Task description »
Give the data again exactly as written, skipping any pictures.

=== Information provided ===

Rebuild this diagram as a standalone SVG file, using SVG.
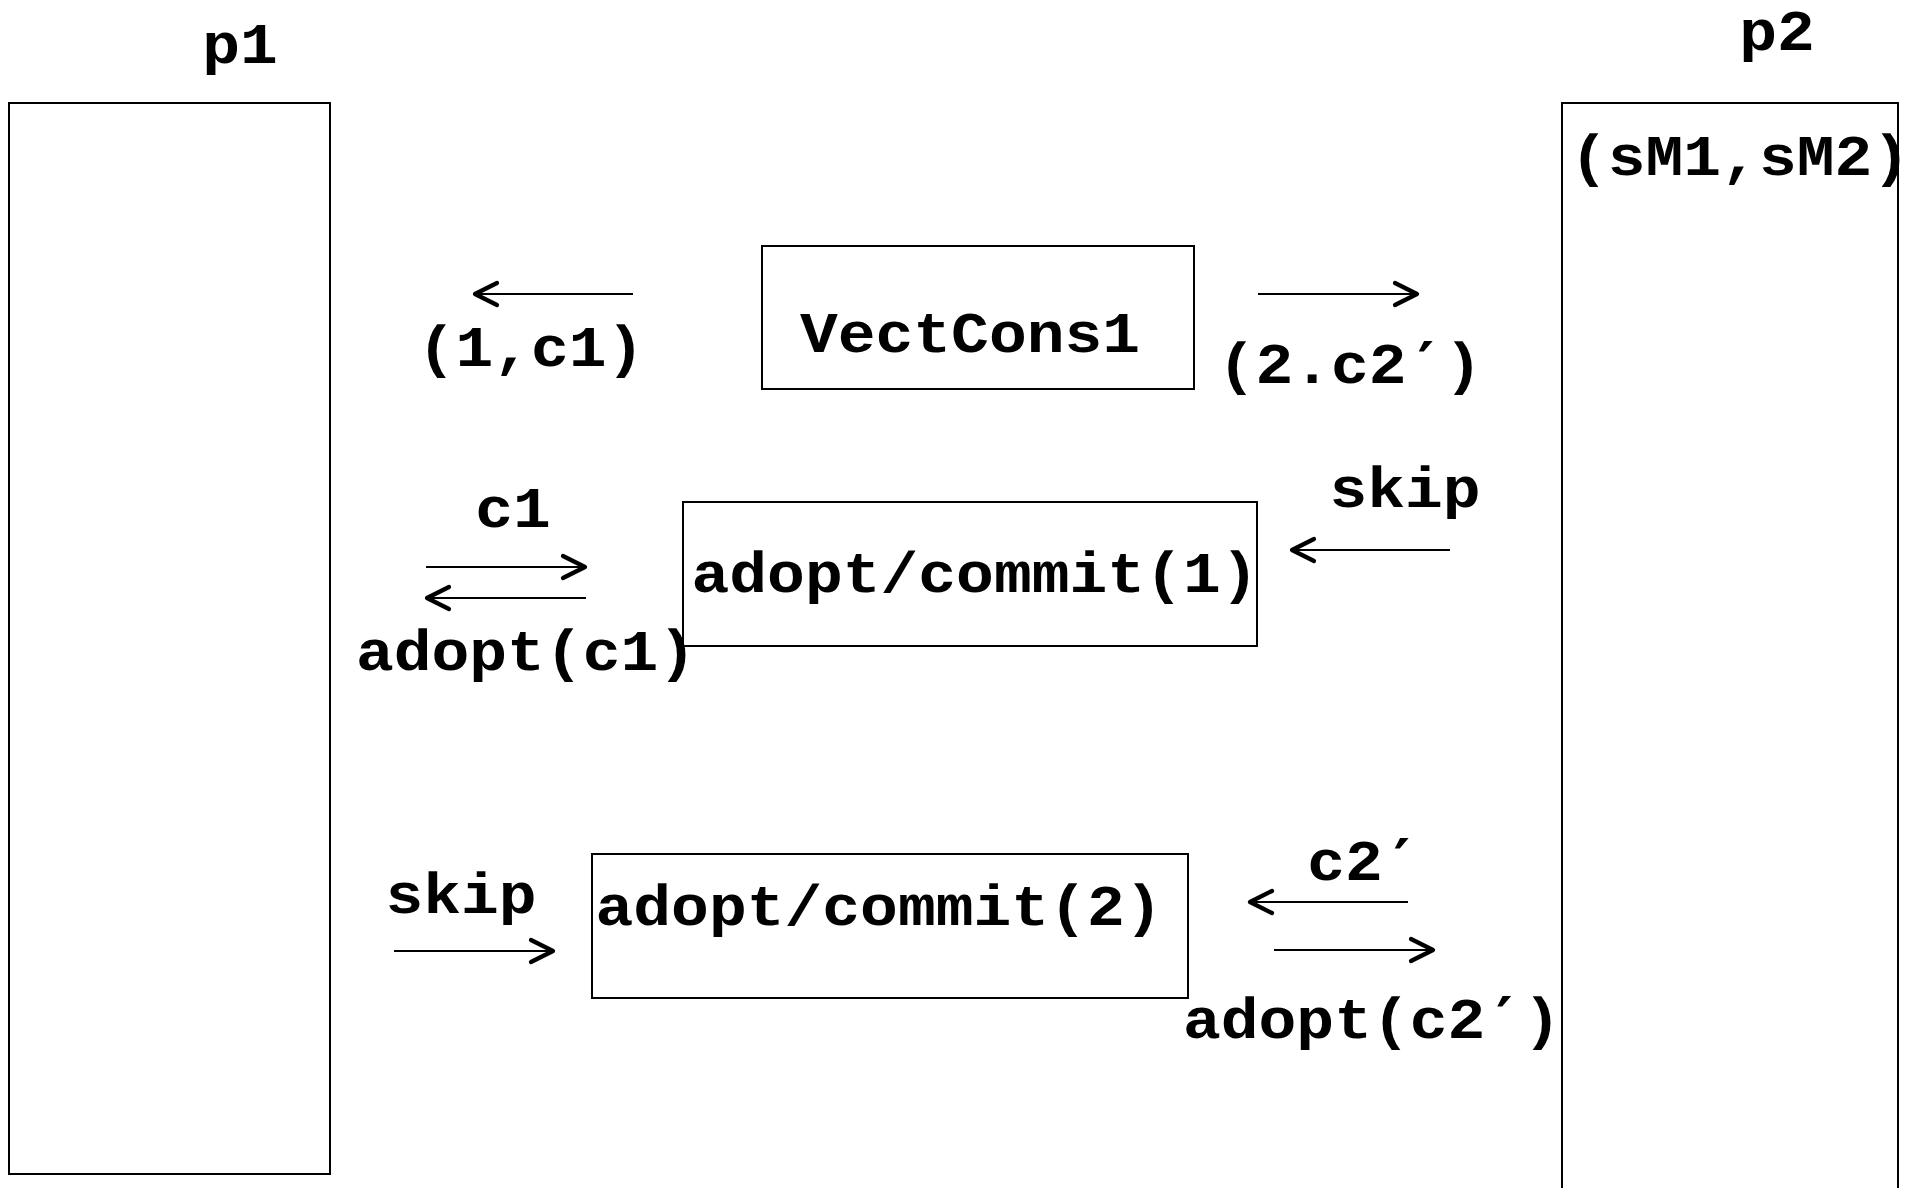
<svg xmlns="http://www.w3.org/2000/svg" width="1919" height="1188" viewBox="0 0 1919 1188">
  <style>
    .box { fill: none; stroke: #000; stroke-width: 2; }
    .lbl { font-family: "Liberation Mono", "Courier New", monospace; font-weight: bold; font-size: 63px; fill: #000; text-anchor: middle; }
    .pr { font-family: "DejaVu Sans Mono", "Liberation Mono", monospace; }
    .msg { stroke: #000; stroke-width: 2; fill: none; marker-end: url(#head); }
  </style>
  <defs>
    <marker id="head" markerUnits="userSpaceOnUse" viewBox="-26 -14 30 28" markerWidth="30" markerHeight="28" refX="0" refY="0" orient="auto">
      <path d="M -22 -11 L 0 0 L -22 11" fill="none" stroke="#000" stroke-width="4.2" stroke-linecap="round" stroke-linejoin="round"/>
    </marker>
  </defs>
  <rect width="1919" height="1188" fill="#fff"/>

  <!-- process p1 -->
  <g id="p1">
    <rect class="box" x="9" y="103" width="321" height="1071"/>
    <text class="lbl" transform="translate(240 63) scale(1 0.9)">p1</text>
  </g>

  <!-- process p2 -->
  <g id="p2">
    <rect class="box" x="1562" y="103" width="336" height="1100"/>
    <text class="lbl" transform="translate(1777 50) scale(1 0.9)">p2</text>
    <text class="lbl" transform="translate(1740 175) scale(1 0.9)">(sM1,sM2)</text>
  </g>

  <!-- vector consensus object -->
  <g id="vectcons1">
    <rect class="box" x="762" y="246" width="432" height="143"/>
    <text class="lbl" transform="translate(970 352) scale(1 0.9)">VectCons1</text>
  </g>

  <!-- adopt/commit object, round 1 -->
  <g id="ac1">
    <rect class="box" x="683" y="502" width="574" height="144"/>
    <text class="lbl" transform="translate(975 592) scale(1 0.9)">adopt/commit(1)</text>
  </g>

  <!-- adopt/commit object, round 2 -->
  <g id="ac2">
    <rect class="box" x="592" y="854" width="596" height="144"/>
    <text class="lbl" transform="translate(879 925) scale(1 0.9)">adopt/commit(2)</text>
  </g>

  <!-- messages -->
  <g id="connectors">
    <line class="msg" x1="633" y1="294" x2="475" y2="294"/>
    <line class="msg" x1="1258" y1="294" x2="1417" y2="294"/>
    <line class="msg" x1="426" y1="567" x2="585" y2="567"/>
    <line class="msg" x1="586" y1="598" x2="427" y2="598"/>
    <line class="msg" x1="1450" y1="550" x2="1292" y2="550"/>
    <line class="msg" x1="394" y1="951" x2="553" y2="951"/>
    <line class="msg" x1="1408" y1="902" x2="1250" y2="902"/>
    <line class="msg" x1="1274" y1="950" x2="1433" y2="950"/>
  </g>

  <!-- message labels -->
  <g id="labels">
    <text class="lbl" transform="translate(531 366) scale(1 0.9)">(1,c1)</text>
    <text class="lbl" transform="translate(1350 383) scale(1 0.9)">(2.c2<tspan class="pr">′</tspan>)</text>
    <text class="lbl" transform="translate(513 527) scale(1 0.9)">c1</text>
    <text class="lbl" transform="translate(526 670) scale(1 0.9)">adopt(c1)</text>
    <text class="lbl" transform="translate(1405 507) scale(1 0.9)">skip</text>
    <text class="lbl" transform="translate(461 913) scale(1 0.9)">skip</text>
    <text class="lbl" transform="translate(1364 880) scale(1 0.9)">c2<tspan class="pr">′</tspan></text>
    <text class="lbl" transform="translate(1372 1038) scale(1 0.9)">adopt(c2<tspan class="pr">′</tspan>)</text>
  </g>
</svg>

===

Result of this exercise »
Rebuild this diagram as a standalone SVG file, using SVG.
<svg xmlns="http://www.w3.org/2000/svg" width="1919" height="1188" viewBox="0 0 1919 1188">
  <style>
    .box { fill: none; stroke: #000; stroke-width: 2; }
    .lbl { font-family: "Liberation Mono", "Courier New", monospace; font-weight: bold; font-size: 63px; fill: #000; text-anchor: middle; }
    .pr { font-family: "DejaVu Sans Mono", "Liberation Mono", monospace; }
    .msg { stroke: #000; stroke-width: 2; fill: none; marker-end: url(#head); }
  </style>
  <defs>
    <marker id="head" markerUnits="userSpaceOnUse" viewBox="-26 -14 30 28" markerWidth="30" markerHeight="28" refX="0" refY="0" orient="auto">
      <path d="M -22 -11 L 0 0 L -22 11" fill="none" stroke="#000" stroke-width="4.2" stroke-linecap="round" stroke-linejoin="round"/>
    </marker>
  </defs>
  <rect width="1919" height="1188" fill="#fff"/>

  <!-- process p1 -->
  <g id="p1">
    <rect class="box" x="9" y="103" width="321" height="1071"/>
    <text class="lbl" transform="translate(240 63) scale(1 0.9)">p1</text>
  </g>

  <!-- process p2 -->
  <g id="p2">
    <rect class="box" x="1562" y="103" width="336" height="1100"/>
    <text class="lbl" transform="translate(1777 50) scale(1 0.9)">p2</text>
    <text class="lbl" transform="translate(1740 175) scale(1 0.9)">(sM1,sM2)</text>
  </g>

  <!-- vector consensus object -->
  <g id="vectcons1">
    <rect class="box" x="762" y="246" width="432" height="143"/>
    <text class="lbl" transform="translate(970 352) scale(1 0.9)">VectCons1</text>
  </g>

  <!-- adopt/commit object, round 1 -->
  <g id="ac1">
    <rect class="box" x="683" y="502" width="574" height="144"/>
    <text class="lbl" transform="translate(975 592) scale(1 0.9)">adopt/commit(1)</text>
  </g>

  <!-- adopt/commit object, round 2 -->
  <g id="ac2">
    <rect class="box" x="592" y="854" width="596" height="144"/>
    <text class="lbl" transform="translate(879 925) scale(1 0.9)">adopt/commit(2)</text>
  </g>

  <!-- messages -->
  <g id="connectors">
    <line class="msg" x1="633" y1="294" x2="475" y2="294"/>
    <line class="msg" x1="1258" y1="294" x2="1417" y2="294"/>
    <line class="msg" x1="426" y1="567" x2="585" y2="567"/>
    <line class="msg" x1="586" y1="598" x2="427" y2="598"/>
    <line class="msg" x1="1450" y1="550" x2="1292" y2="550"/>
    <line class="msg" x1="394" y1="951" x2="553" y2="951"/>
    <line class="msg" x1="1408" y1="902" x2="1250" y2="902"/>
    <line class="msg" x1="1274" y1="950" x2="1433" y2="950"/>
  </g>

  <!-- message labels -->
  <g id="labels">
    <text class="lbl" transform="translate(531 366) scale(1 0.9)">(1,c1)</text>
    <text class="lbl" transform="translate(1350 383) scale(1 0.9)">(2.c2<tspan class="pr">′</tspan>)</text>
    <text class="lbl" transform="translate(513 527) scale(1 0.9)">c1</text>
    <text class="lbl" transform="translate(526 670) scale(1 0.9)">adopt(c1)</text>
    <text class="lbl" transform="translate(1405 507) scale(1 0.9)">skip</text>
    <text class="lbl" transform="translate(461 913) scale(1 0.9)">skip</text>
    <text class="lbl" transform="translate(1364 880) scale(1 0.9)">c2<tspan class="pr">′</tspan></text>
    <text class="lbl" transform="translate(1372 1038) scale(1 0.9)">adopt(c2<tspan class="pr">′</tspan>)</text>
  </g>
</svg>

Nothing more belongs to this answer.